NTVFS to S3FS Migration
brendan0powers at gmail.com
Tue Jun 5 18:15:47 MDT 2012
Since the release of Alpha21, I've been looking into implementing S3FS
in existing NTVFS installations. For the most part, it's fairly
simple. Just added the needed entries to the existing smb.conf file.
There is one sticky point however, and that is upgrading to the new
permission format. In the past, NTVFS has simply stored the security
descriptor in the seciry.NTACL xattr. Now, with the introduction of
S3FS this format has changed to the security descriptor, plus a hash
of the POSIX permissions. As I understand it, if the hash in the xattr
does not match the actual POSIX permissions, the NT descriptor is
thrown out, and then re-built from using the POSIX permissions as a
So, at the moment, I'm trying to figure out how to upgrade to S3FS and
preserve any existing NTVFS permissions. As well as migrating new
installations, Resara Server (the product I work on that's currently
using NTVFS) edits the security attributes in security.NTACL directly.

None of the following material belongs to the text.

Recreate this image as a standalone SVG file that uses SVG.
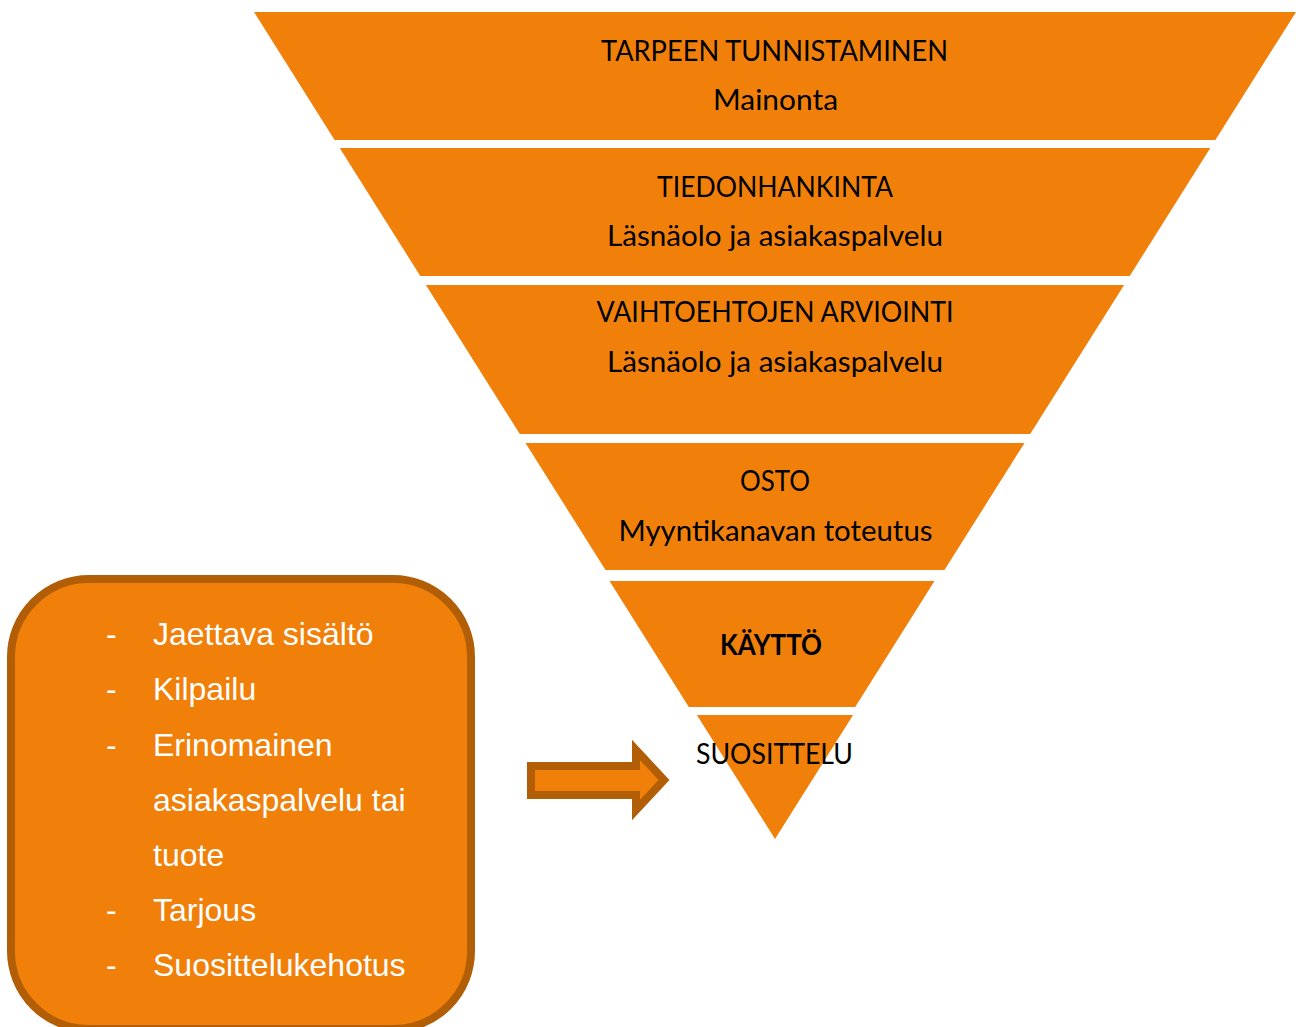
<svg xmlns="http://www.w3.org/2000/svg" width="1296" height="1027" viewBox="0 0 1296 1027">
  <style>
    .band { fill: #F0800A; }
    .lbl { font-family: Lato, "Liberation Sans", sans-serif; font-size: 28px; fill: #000; text-anchor: middle; }
    .bold { font-weight: bold; }
    .item { font-family: "Liberation Sans", Arial, sans-serif; font-size: 32px; fill: #fff; }
    .box { fill: #F0800A; stroke: #B25E07; stroke-width: 8; }
  </style>
  <rect width="1296" height="1027" fill="#fff"/>

  <!-- funnel stages, cut from one inverted triangle -->
  <g id="stage-tarpeen-tunnistaminen">
    <polygon class="band" points="254,12 1296,12 1215.4,140 334.6,140"/>
    <text class="lbl" x="774.5" y="61" textLength="347" lengthAdjust="spacingAndGlyphs">TARPEEN TUNNISTAMINEN</text>
    <text class="lbl" x="775.5" y="110" textLength="125" lengthAdjust="spacingAndGlyphs">Mainonta</text>
  </g>
  <g id="stage-tiedonhankinta">
    <polygon class="band" points="339.7,148 1210.3,148 1129.7,276 420.3,276"/>
    <text class="lbl" x="775" y="197" textLength="236" lengthAdjust="spacingAndGlyphs">TIEDONHANKINTA</text>
    <text class="lbl" x="775" y="246" textLength="336" lengthAdjust="spacingAndGlyphs">Läsnäolo ja asiakaspalvelu</text>
  </g>
  <g id="stage-vaihtoehtojen-arviointi">
    <polygon class="band" points="425.9,285 1124.1,285 1030.2,434 519.8,434"/>
    <text class="lbl" x="775" y="322" textLength="357" lengthAdjust="spacingAndGlyphs">VAIHTOEHTOJEN ARVIOINTI</text>
    <text class="lbl" x="775" y="372" textLength="336" lengthAdjust="spacingAndGlyphs">Läsnäolo ja asiakaspalvelu</text>
  </g>
  <g id="stage-osto">
    <polygon class="band" points="525.5,443 1024.5,443 944.5,570 605.5,570"/>
    <text class="lbl" x="775" y="491" textLength="70" lengthAdjust="spacingAndGlyphs">OSTO</text>
    <text class="lbl" x="775.5" y="541" textLength="314" lengthAdjust="spacingAndGlyphs">Myyntikanavan toteutus</text>
  </g>
  <g id="stage-kaytto">
    <polygon class="band" points="609.5,581 934.5,581 855.2,707 688.8,707"/>
    <text class="lbl bold" x="771" y="655" textLength="102" lengthAdjust="spacingAndGlyphs">KÄYTTÖ</text>
  </g>
  <g id="stage-suosittelu">
    <polygon class="band" points="696.9,715 853.1,715 775,839"/>
    <text class="lbl" x="774.5" y="764" textLength="157" lengthAdjust="spacingAndGlyphs">SUOSITTELU</text>
  </g>

  <!-- list of recommendation drivers -->
  <g id="drivers-box">
    <rect class="box" x="11" y="579" width="460" height="450" rx="78" ry="78"/>
    <g class="item">
      <text x="106" y="645">-</text><text x="153" y="645">Jaettava sisältö</text>
      <text x="106" y="700">-</text><text x="153" y="700">Kilpailu</text>
      <text x="106" y="755.5">-</text><text x="153" y="755.5">Erinomainen</text>
      <text x="153" y="810.5">asiakaspalvelu tai</text>
      <text x="153" y="866">tuote</text>
      <text x="106" y="921">-</text><text x="153" y="921">Tarjous</text>
      <text x="106" y="976">-</text><text x="153" y="976">Suosittelukehotus</text>
    </g>
  </g>

  <!-- block arrow from the list to the last stage -->
  <g id="connectors">
    <path class="box" stroke-linejoin="miter" d="M531,766 L636,766 L636,750 L664,780 L636,810 L636,795 L531,795 Z"/>
  </g>
</svg>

So I also need a way to edit permissions in S3FS on an ongoing basis.
As I see it, here are my options.
1) Ignore the current ACL format, and just write the security
descriptor directly to the xattr as I have been. This probably isn't
going to work, as I understand it, Samba will ignore this ACL, and use
the POSIX attributes instead. Even if this isn't the case, and Samba
respects the xattr, the POSIX permissions will now be out of date.
2) Update the security descriptor in the xattr using the new hash
format, then manually sync the POSIX permissions, and generate the
hash. This is a fairly difficult option, as I would need to properly
map the POSIX permissions from the NT ACL, get the UIDs from winbind,
and correctly generate the hash. This seems fairly error prone to me,
as the POSIX mappings are a complicated process. I'd need to match the
behavior of Samba exactly as to not introduce subtle bugs.
3) Update the security descriptor in the xattr, and somehow prompt
samba to update the POSIX permissions and the new hash. This is
probably my preferred method, as it let's me do things mostly the same
way I've been doing them. However, I'm not sure Samba currently
exposes the right methods for me to do this.
4) Use SMB to set the NT ACL as a client would. This has the advantage
of using the same code-path that most other client's use, and doesn't
require any code changes or new APIs. However, this would only allow
changes to files currently shared by the file server. This is somewhat
inconvenient, but could probably be worked around.
So, that's my thoughts on the subject at the moment. This email
started out discussing the upgrade process from NTFS to S3FS and ended
up being more about how an external program can edit NT permissions.
However, I think the two issues are closely related.